I loved Live Alone and Like It, but I expect it’s unobtainable now! First published 1936 and my reprint cost me 10 pence some years ago…
Happily, it’s very easily obtainable, along with Orchids on Your Budget, from Virago!
Oh wow this does sound fun – and you’re right, all the other 1962 books have NOTHING to tell us in comparison.
I will admit that Solzhenitsyn had some fairly important stuff to share with the world in 1962 but even the impact of One Day in the Life of Ivan Denisovich was a small wave compared to this tsunami.
Not at all what I would have expected as to its actual message but yes, definitely the social history that Simon and Karen might have been hoping for! As well, I feel more educated for knowing what was in this book.

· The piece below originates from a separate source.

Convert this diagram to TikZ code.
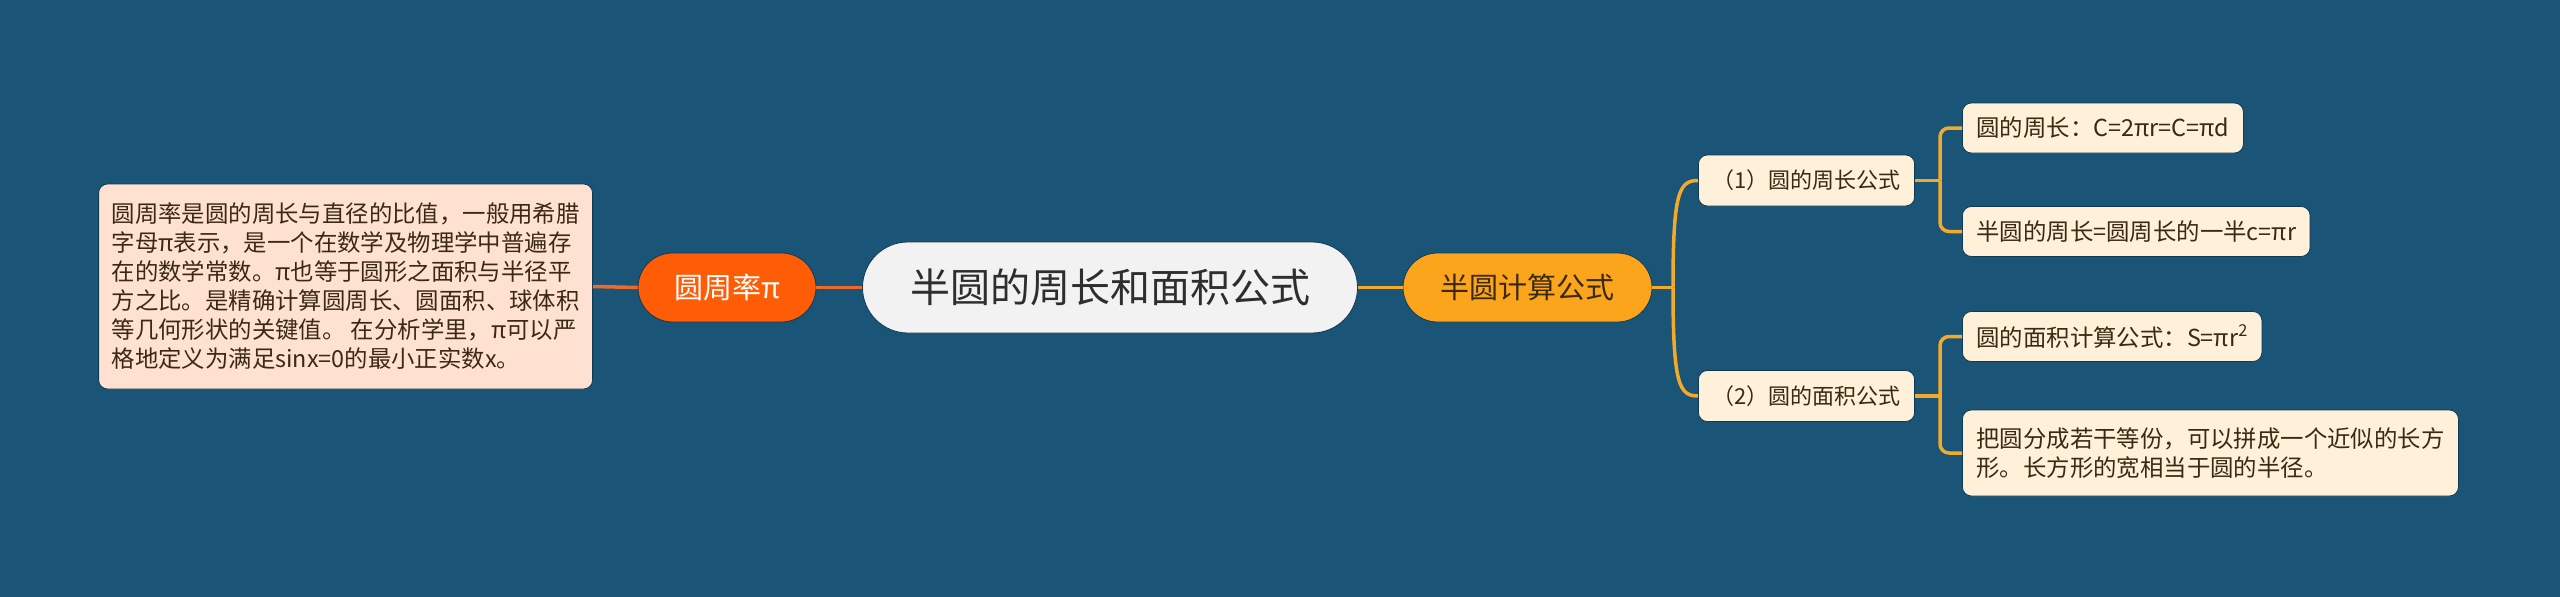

It’s definitely a fascinating bit of history!
Ah, memories. I read that back when it first came out.
I can only imagine what a bombshell it must have been!
This sounds really interesting – a mixture of stuff which might have dated and stuff which is really still relevant. Thanks for choosing it!
It’s such a great piece of social history! It seems I’m making a habit for the reading clubs of picking self-help books, but they always give such an interesting perspective on what people were worrying about at the time.